Collor foi absolvido porque a maioria dos ministros entendeu que, para a condenação por corrupção passiva, seria necessário a comprovação do “ato de ofício” (atitude cometida no exercício da função) em troca do recebimento de dinheiro. Mas Néri da Silveira discorda.
“Eu acho que, em determinados tipos de crimes, não é possível exigir uma prova concreta. Os fatos, a totalidade dos fatos, devem conduzir o juízo do magistrado”, afirmou, ao dizer que seria inviável Collor não ter ciência do esquema de corrupção montado por seu ex-tesoureiro. “Naquele caso, no meu ponto de vista, estava configurada a ligação [entre Collor e o esquema]”, declarou.

Pressão
Os ministros ouvidos pelo G1 relataram que sofreram pressões durante o julgamento de Collor.
Eu acho que, em determinados tipos de crimes, não é possível exigir uma prova concreta. Os fatos, a totalidade dos fatos, devem conduzir o juízo do magistrado”
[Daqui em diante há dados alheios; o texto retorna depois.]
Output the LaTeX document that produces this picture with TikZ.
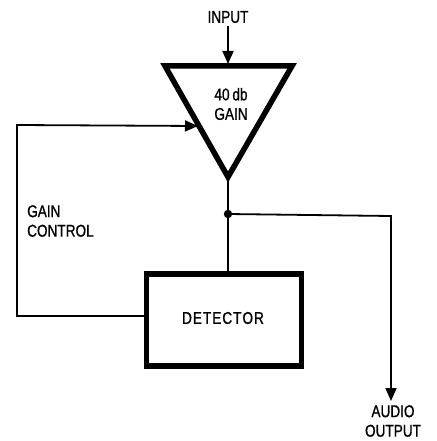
\documentclass[tikz,border=0pt]{standalone}
\usepackage{fontspec}
\newfontfamily\labfont[FakeStretch=0.8,FakeBold=0.9]{Liberation Sans}
\usetikzlibrary{arrows.meta}
\begin{document}
\begin{tikzpicture}[x=1pt,y=-1pt,
  wire/.style={line width=1.8pt},
  arr/.style={wire,-{Triangle[length=13pt,width=11pt]}},
  thickbox/.style={line width=5.5pt},
  lab/.style={font=\labfont\fontsize{17}{19.5}\selectfont,inner sep=0pt,align=center}]
\useasboundingbox (0,0) rectangle (436,441);
% amplifier triangle
\coordinate (tl) at (165,66);
\coordinate (tr) at (292,66);
\coordinate (apex) at (228,177);
\draw[thickbox,line join=miter] (tl) -- (tr) -- (apex) -- cycle;
\node[lab] (gaintxt) at (231,104) {40\,db\\GAIN};
% input
\node[lab] (input) at (228,17) {INPUT};
\coordinate (intip) at (228,64);
\draw[arr] (input.south) ++(0,3) -- (intip);
% detector
\node[thickbox,draw,minimum width=155pt,minimum height=92pt,inner sep=0pt] (det) at (224,320) {};
\node[lab] (dettxt) at (223,318) {D\kern1pt E\kern1pt T\kern1pt E\kern1pt C\kern1pt T\kern1pt O\kern1pt R};
% junction
\coordinate (junc) at (228,214);
\fill (junc) circle (4.2pt);
\draw[wire] (apex) -- (junc);
\draw[wire] (junc) -- (det.north -| junc);
% output
\coordinate (outcorner) at (391,216);
\node[lab] (aout) at (393,421) {AUDIO\\OUTPUT};
\draw[arr] (junc) -- (outcorner) -- (391,401);
% gain control
\coordinate (gcl) at (17,316);
\coordinate (gcu) at (17,125);
\coordinate (gctip) at (198,126);
\draw[arr] (det.west |- gcl) -- (gcl) -- (gcu) -- (gctip);
\node[lab,align=left,anchor=west] (gc) at (27,221) {GAIN\\CONTROL};
\end{tikzpicture}
\end{document}
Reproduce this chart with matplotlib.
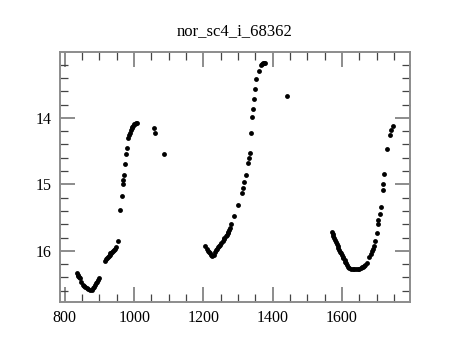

Néri da Silveira, ex-ministro do Supremo, que votou pela condenação de Collor
“A sociedade, em razão da imprensa, formou logo um juízo contrário. Na ocasião do impeachment, tinha os jovens, caras-pintadas, que pediram o afastamento do presidente”, afirmou Néri da Silveira.

No foco dos opositores e apoiadores de Collor, o relator da ação penal, Ilmar Galvão, afirma que recebeu ameaças de morte.
“Houve até ameaça de morte. Algum sujeito por aí passava um telex ameaçando pessoas da minha família se eu absolvesse o Collor. Ele dizia que se eu absolvesse o Collor, era eu quem iria pagar”, lembrou.
Ilmar Galvão afirmou que guarda até hoje as cartas que recebeu – tanto as que pediam apoio ao ex-presidente, quanto as que traziam ameaças em caso de absolvição. “Eram cem cartas a favor do Collor e uma contra.”